= Cinema Canada =

Canadian film magazine

Cinema Canada (1972–1989) is a defunct Canadian film magazine, which served as the trade journal of record for the Canadian film and television sector. The magazine had its origins in the Canadian Society of Cinematographers (CSC), which began publishing a bi-monthly newsletter under the name Canadian Cinematography in 1962. In 1967, the publication's name was changed to Cinema Canada. In 1972, the CSC approached George Csaba Koller and Phillip McPhedran of Toronto to produce a glossier format. However, this association lasted only four issues, after which McPhedran resigned for personal reasons.

Koller continued to edit and publish the magazine, which became independent of the CSC in the fall of 1973. It was scrappy, provocative and ashamedly nationalistic. In March 1975, a non-profit organization, the Cinema Canada Foundation, was formed, and in September of that year it was transferred to Jean-Pierre Tadros and Connie Tadros, who moved the editorial office to Montreal while maintaining a Toronto office. Jean-Pierre had been the film critic for Le Devoir and editor of Cinema Quebec and had been a contributor to Cinema Canada. At first it was published 10 times a years, then it went monthly until its last issue in 1989. In all, there were 169 issues published over the span of 18 years.

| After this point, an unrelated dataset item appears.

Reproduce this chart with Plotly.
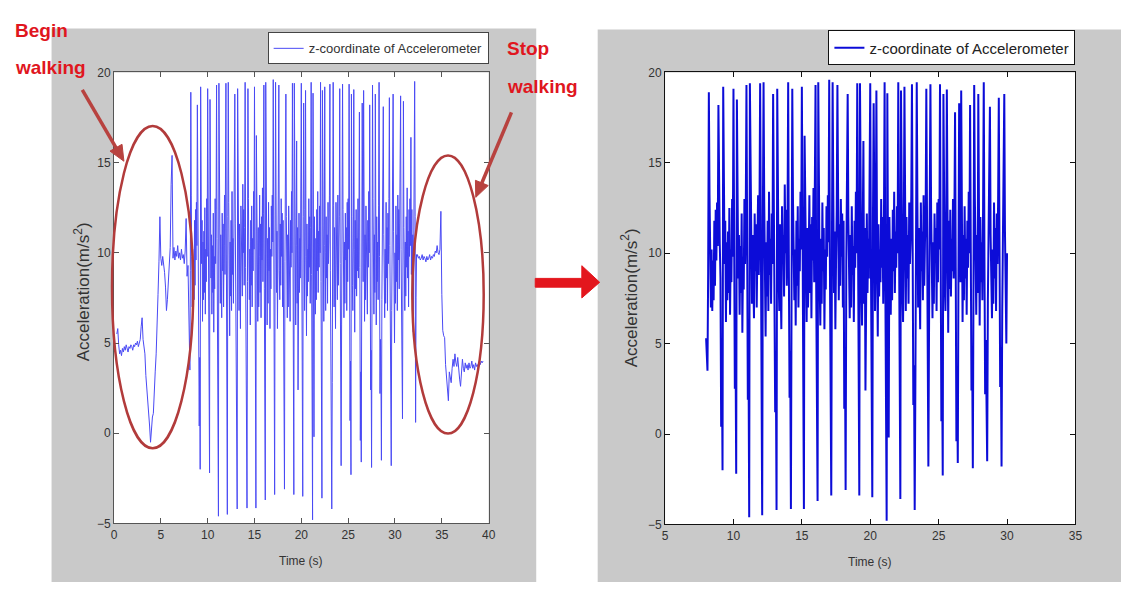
import math
import plotly.graph_objects as go

W, H = 1128, 589

# z-axis acceleration while standing, before the first step (10 Hz, from t = 0.3 s)
rest_before_fs = 10.0
rest_before_t0 = 0.3
rest_before_z = [
    5.5, 5.8, 4.9, 4.4, 4.6, 4.3, 4.7,
    4.5, 4.8, 4.6, 4.9, 4.7, 4.5, 4.8, 4.7, 4.9, 4.8,
    4.6, 4.9, 4.8, 5.0, 4.9, 5.1, 4.8, 5.0, 5.2, 5.9,
    6.4, 5.2, 4.6, 4.4, 3.2, 2.6, 1.8, 1.2, 0.4, -0.5,
    0.6, 0.9, 1.1, 2.6, 3.4, 4.4, 5.6, 7.7, 9.5, 12.0,
    9.7, 9.3, 9.8, 9.4, 8.9, 8.1, 6.8, 7.4, 8.6, 9.5,
    10.3, 13.8, 15.4, 9.7, 10.3, 9.6, 10.1, 9.8, 10.4, 9.7,
    10.0, 9.6, 10.2, 9.7, 9.9, 9.4, 10.1, 11.9, 8.7, 9.3,
]

# z-axis acceleration while walking (20 Hz, from t = 8.0 s to 32.35 s), one row per stride
walk_fs = 20.0
walk_t0 = 8.0
walk_z = [
    5.3, 4.6, 3.5, 9.0, 18.9, 13.2, 9.8, 7.0, 10.2, 6.8, 9.6, 7.4, 11.8, 8.2, 12.4, 9.6, 12.8, 10.4, 18.2, 12.6, 10.5, 8.6, 0.4, 4.2,
    -2.0, 19.2, 12.6, 9.4, 11.8, 6.2, 10.6, 7.4, 11.2, 7.8, 12.5, 6.6, 10.2, 8.4, 13.0, 9.8, 19.1, 10.4, 2.5, 5.0,
    -2.2, 18.5, 11.8, 8.6, 11.0, 6.6, 10.4, 7.8, 12.2, 5.6, 9.8, 8.0, 13.0, 9.4, 12.4, 19.3, 10.8, 1.9, 4.4,
    -4.6, 19.4, 13.5, 9.0, 7.2, 11.0, 8.4, 6.4, 12.2, 9.0, 11.6, 7.0, 10.4, 13.2, 8.8, 12.0, 19.4, 9.6, 0.8,
    -4.5, 12.0, 19.45, 12.8, 8.6, 5.4, 10.6, 7.6, 11.8, 6.8, 13.4, 8.8, 10.8, 7.2, 12.2, 9.4, 18.8, 11.6, 6.8, 1.2, 3.6,
    -4.2, 19.1, 12.0, 8.8, 6.8, 11.6, 8.2, 5.8, 12.6, 9.4, 11.0, 7.6, 13.8, 10.0, 12.4, 8.2, 11.4, 19.45, 9.2, 2.0, 4.6,
    -4.15, 8.4, 19.1, 13.0, 9.6, 7.4, 10.2, 6.0, 11.8, 8.2, 12.6, 7.0, 10.8, 9.0, 13.4, 10.2, 19.2, 8.6, 1.5,
    -4.15, 16.5, 12.4, 8.8, 6.2, 11.4, 7.0, 9.8, 13.2, 7.8, 11.6, 6.4, 12.0, 9.6, 13.6, 8.4, 12.2, 19.3, 8.0, 0.9,
    -3.7, 19.45, 12.0, 8.4, 6.0, 10.8, 7.2, 12.8, 9.0, 11.4, 5.8, 10.2, 8.0, 12.6, 9.8, 13.2, 10.6, 19.6, 9.4, 2.6,
    -3.4, 10.6, 19.45, 13.2, 7.8, 11.2, 5.8, 9.6, 12.4, 19.3, 9.0, 7.4, 11.6, 8.2, 13.0, 9.8, 12.2, 7.0, 11.8, 1.4, 4.8,
    -3.1, 9.5, 14.0, 18.8, 12.0, 8.6, 6.4, 11.0, 7.0, 12.6, 8.8, 10.4, 6.2, 11.8, 9.2, 13.4, 10.0, 19.4, 11.2, 3.0,
    -3.4, 19.4, 11.0, 8.2, 6.0, 10.4, 16.2, 7.2, 11.4, 2.4, 9.6, 12.2, 7.8, 10.8, 8.6, 13.0, 19.4, 9.6, 1.0,
    -3.5, 12.0, 18.3, 12.4, 6.8, 10.6, 19.0, 9.8, 5.4, 11.6, 7.6, 10.2, 8.4, 13.0, 9.2, 12.0, 7.2, 11.4, 19.45, 8.8, 2.2,
    -4.8, 18.85, 10.4, -0.2, 12.0, 8.2, 6.6, 10.8, 7.4, 12.4, 9.0, 13.4, 7.8, 11.2, 9.2, 12.6, 10.0, 19.45, 8.4, 2.0,
    -3.6, 19.0, 12.2, 8.0, 6.2, 10.4, 19.2, 10.0, 6.8, 12.0, 8.6, 11.0, 7.2, 12.8, 9.4, 10.6, 13.2, 19.35, 9.0, 1.6, 3.8,
    -4.2, 2.8, 11.0, 19.45, 12.6, 7.0, 11.4, 8.6, 5.8, 12.8, 9.0, 11.2, 7.4, 13.2, 8.2, 10.6, 12.0, 19.1, 9.4, 1.8,
    -1.8, 6.0, 11.0, 19.35, 12.4, 8.8, 6.4, 10.6, 7.2, 12.2, 9.6, 11.4, 6.8, 12.8, 8.4, 13.0, 10.2, 19.35, 9.8, 0.7, 4.0,
    -2.3, 18.8, 12.0, 8.2, 6.8, 10.6, 19.05, 10.2, 5.6, 11.8, 8.0, 12.4, 7.6, 10.8, 9.0, 13.0, 8.6, 11.6, 17.8, 9.2, -0.4, 3.4,
    -1.6, 9.0, 18.3, 12.6, 8.4, 19.0, 9.4, 6.2, 11.0, 7.4, 12.6, 8.6, 10.8, 6.6, 11.8, 9.2, 13.4, 10.0, 18.2, 8.8, 2.4, 4.6,
    -1.9, 8.6, 19.3, 13.0, 8.8, 6.6, 11.0, 7.8, 18.8, 10.4, 6.0, 12.0, 8.4, 10.6, 7.4, 12.6, 19.45, 9.8, 2.2, 5.2, 3.0,
    -1.5, 7.4, 12.4, 14.8, 18.1, 11.0, 8.2, 6.4, 10.2, 7.2, 12.8, 8.6, 11.4, 6.8, 12.2, 9.4, 13.0, 18.6, 10.4, 2.6, 4.8,
    -1.8, 6.8, 12.4, 16.0, 18.8, 11.2, 7.4, 5.0, 10.0, 7.2, 12.6, 8.4, 11.0, 6.8, 13.2, 9.6, 12.4, 8.0, 11.6, 13.8, 18.7, 10.2, 4.0, 2.2,
    0.8, 9.6, 18.4, 11.4, 8.4, 6.8, 10.6, 7.6, 12.0, 9.2, 13.6, 8.6, 11.2, 7.0, 12.4, 9.8, 13.0, 10.4, 16.4, 8.8, 12.4, 7.4, 11.0, 5.6, 9.8, 13.6, 19.5, 12.0,
    0.6, 7.5, 9.9, 9.8,
]

# z-axis acceleration after stopping (10 Hz, from t = 32.4 s)
rest_after_fs = 10.0
rest_after_t0 = 32.4
rest_after_z = [
    9.9, 9.7, 9.8, 9.6, 9.7, 9.9, 9.6, 9.8, 9.7, 9.5,
    9.8, 9.6, 9.7, 9.9, 9.6, 9.8, 9.7, 9.9, 9.8, 10.1,
    10.0, 10.4, 10.0, 9.9, 10.2, 12.3, 7.7, 5.7, 5.4, 5.3,
    3.8, 2.9, 2.4, 1.8, 3.4, 2.9, 2.8, 3.6, 4.1, 3.7,
    4.4, 3.9, 3.7, 4.2, 3.4, 3.0, 2.6, 3.5, 4.1, 3.6,
    3.4, 3.9, 3.6, 3.8, 3.5, 3.9, 3.6, 3.7, 4.0, 3.6,
    3.8, 3.5, 3.9, 3.7, 3.8, 3.6, 3.9, 3.8, 4.0, 3.9, 4.0,
]

# the extracted walking segment ends here
segment_end = 30.0

x_ticks_full = [0, 5, 10, 15, 20, 25, 30, 35, 40]
x_ticks_walk = [5, 10, 15, 20, 25, 30, 35]
y_ticks = [-5, 0, 5, 10, 15, 20]

legend_label = "z-coordinate of Accelerometer"
x_title = "Time (s)"
y_title = "Acceleration(m/s<sup>2</sup>)"


def times(t0, fs, values):
    return [round(t0 + i / fs, 3) for i in range(len(values))]


walk_t = times(walk_t0, walk_fs, walk_z)
full_t = (times(rest_before_t0, rest_before_fs, rest_before_z) + walk_t
          + times(rest_after_t0, rest_after_fs, rest_after_z))
full_z = rest_before_z + walk_z + rest_after_z

seg_t = [t for t in walk_t if t <= segment_end + 1e-9]
seg_z = walk_z[:len(seg_t)]


def px(x):
    return x / W


def py(y):
    return 1 - y / H


# plot boxes in pixels: (left, right, top, bottom)
box_l = (112, 490, 67, 529)
box_r = (668, 1082, 67, 530)

fig = go.Figure()
fig.add_trace(go.Scatter(
    x=full_t, y=full_z, mode="lines", name=legend_label,
    line=dict(color="#4a4af4", width=1), xaxis="x", yaxis="y", legend="legend",
))
fig.add_trace(go.Scatter(
    x=seg_t, y=seg_z, mode="lines", name=legend_label,
    line=dict(color="#0c0cd8", width=2), xaxis="x2", yaxis="y2", legend="legend2",
))

base_font = "Liberation Sans, Arial, sans-serif"
tick_font = dict(family=base_font, size=12, color="#333333")


def axis_style(line_color):
    return dict(
        showline=True, linecolor=line_color, linewidth=1, mirror="ticks",
        ticks="inside", ticklen=5, tickcolor=line_color, tickwidth=1,
        showgrid=False, zeroline=False, tickfont=tick_font,
    )


fig.update_layout(
    width=W, height=H,
    margin=dict(l=0, r=0, t=0, b=0),
    paper_bgcolor="white", plot_bgcolor="white",
    xaxis=dict(domain=[px(box_l[0]), px(box_l[1])], range=[0, 40],
               tickvals=x_ticks_full, anchor="y", **axis_style("#555555")),
    yaxis=dict(domain=[py(box_l[3]), py(box_l[2])], range=[-5, 20],
               tickvals=y_ticks, anchor="x", **axis_style("#555555")),
    xaxis2=dict(domain=[px(box_r[0]), px(box_r[1])], range=[5, 35],
                tickvals=x_ticks_walk, anchor="y2", **axis_style("#111111")),
    yaxis2=dict(domain=[py(box_r[3]), py(box_r[2])], range=[-5, 20],
                tickvals=y_ticks, anchor="x2", **axis_style("#111111")),
    legend=dict(x=px(490), y=py(26), xanchor="right", yanchor="top",
                bgcolor="white", bordercolor="#444444", borderwidth=1,
                font=dict(family=base_font, size=13, color="#333333")),
    legend2=dict(x=px(box_r[1]), y=py(24), xanchor="right", yanchor="top",
                 bgcolor="white", bordercolor="#111111", borderwidth=1,
                 font=dict(family=base_font, size=15, color="#222222")),
    showlegend=True,
)

shapes = []
# grey figure panels and white plot boxes
shapes.append(dict(type="rect", xref="paper", yref="paper", layer="below",
                   x0=px(49), x1=px(538), y0=py(589), y1=py(22),
                   fillcolor="#c9c9c9", line=dict(width=0)))
shapes.append(dict(type="rect", xref="paper", yref="paper", layer="below",
                   x0=px(600), x1=px(1128), y0=py(589), y1=py(23),
                   fillcolor="#c9c9c9", line=dict(width=0)))
for b in (box_l, box_r):
    shapes.append(dict(type="rect", xref="paper", yref="paper", layer="below",
                       x0=px(b[0]), x1=px(b[1]), y0=py(b[3]), y1=py(b[2]),
                       fillcolor="white", line=dict(width=0)))

# ellipses marking the start and stop of walking
ring = dict(color="#b23b3b", width=2.5)
shapes.append(dict(type="circle", xref="paper", yref="paper", layer="above",
                   x0=px(110), x1=px(192), y0=py(452), y1=py(122), line=ring))
shapes.append(dict(type="circle", xref="paper", yref="paper", layer="above",
                   x0=px(413), x1=px(485), y0=py(437), y1=py(152), line=ring))


def pointer(tail, tip, color, width, head_len, head_half):
    """Straight arrow from tail to tip (pixel coordinates) as a line plus a filled head."""
    dx, dy = tip[0] - tail[0], tip[1] - tail[1]
    n = math.hypot(dx, dy)
    ux, uy = dx / n, dy / n
    bx, by = tip[0] - head_len * ux, tip[1] - head_len * uy
    c1 = (bx - head_half * uy, by + head_half * ux)
    c2 = (bx + head_half * uy, by - head_half * ux)
    line = dict(type="line", xref="paper", yref="paper",
                x0=px(tail[0]), y0=py(tail[1]), x1=px(bx + 2 * ux), y1=py(by + 2 * uy),
                line=dict(color=color, width=width))
    pts = [tip, c1, c2]
    head = dict(type="path", xref="paper", yref="paper",
                path="M " + " L ".join(f"{px(x):.5f},{py(y):.5f}" for x, y in pts) + " Z",
                fillcolor=color, line=dict(color=color, width=1))
    return [line, head]


shapes += pointer((80, 85), (122, 158), "#b8423f", 3.5, 16, 7)
shapes += pointer((513, 108), (477, 195), "#b8423f", 3.5, 16, 7)

# red arrow between the two panels
arrow_pts = [(537, 278), (584, 278), (584, 265), (602, 282), (584, 298), (584, 287), (537, 287)]
path = "M " + " L ".join(f"{px(x):.5f},{py(y):.5f}" for x, y in arrow_pts) + " Z"
shapes.append(dict(type="path", xref="paper", yref="paper", path=path,
                   fillcolor="#e3161d", line=dict(color="#e3161d", width=1)))
fig.update_layout(shapes=shapes)

label_font = dict(family=base_font, size=12, color="#333333")
ytitle_font = dict(family=base_font, size=17, color="#333333")
callout_font = dict(family=base_font, size=19, color="#e0161e", weight="bold")

annotations = [
    dict(text=x_title, x=px((box_l[0] + box_l[1]) / 2), y=py(568), font=label_font),
    dict(text=x_title, x=px((box_r[0] + box_r[1]) / 2), y=py(569), font=label_font),
    dict(text=y_title, x=px(80), y=py(292), textangle=-90, font=ytitle_font),
    dict(text=y_title, x=px(632), y=py(298), textangle=-90, font=ytitle_font),
    dict(text="Begin", x=px(10), y=py(24), xanchor="left", font=callout_font),
    dict(text="walking", x=px(10), y=py(62), xanchor="left", font=callout_font),
    dict(text="Stop", x=px(506), y=py(43), xanchor="left", font=callout_font),
    dict(text="walking", x=px(506), y=py(81), xanchor="left", font=callout_font),
]
for a in annotations:
    a.update(xref="paper", yref="paper", showarrow=False, yanchor="middle")
    a.setdefault("xanchor", "center")
fig.update_layout(annotations=annotations)

fig.write_html("out.html", config={"displayModeBar": False})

A home for Canadian nationalists and cinema activists in the 1970s, Cinema Canada became the voice for The Council of Canadian Filmmakers, a lobby group of filmmakers and industry professionals campaigning for a quota for Canadian movies in the American-owned theatres. The Toronto office became a hub for the emerging Toronto New Wave in the 1980s, and Bruce McDonald edited Cinema Canadas "Outlaw" issue in the fall of 1988. Toronto's staff included, at one time or another, Tom Perlmutter (future National Film Board of Canada Commissioner), John Harkness (influential film critic for Now weekly), Cameron Bailey (future Toronto International Film Festival co-director) and Wyndham Wise, who would go on to publish and edit Take One: Film and Television in Canada (1992–2006), while the Montreal staff included René Balcer who went on to become an Emmy Award winning showrunner and TV series creator.

The impending GST and removal of postal subsidies in 1991 were the official reasons given when the magazine folded. The underlying truth, however, was that Cinema Canada had lost its reason for being. The production climate in Canada had changed considerably from the days in the early 1970s, and the magazine eventually lost its constituency.

Cinema Canada provides a unique and rich historical resource for scholars of Canadian cinema and the original documents and papers are held as a special collection in TIFF's Film Reference Library in Toronto.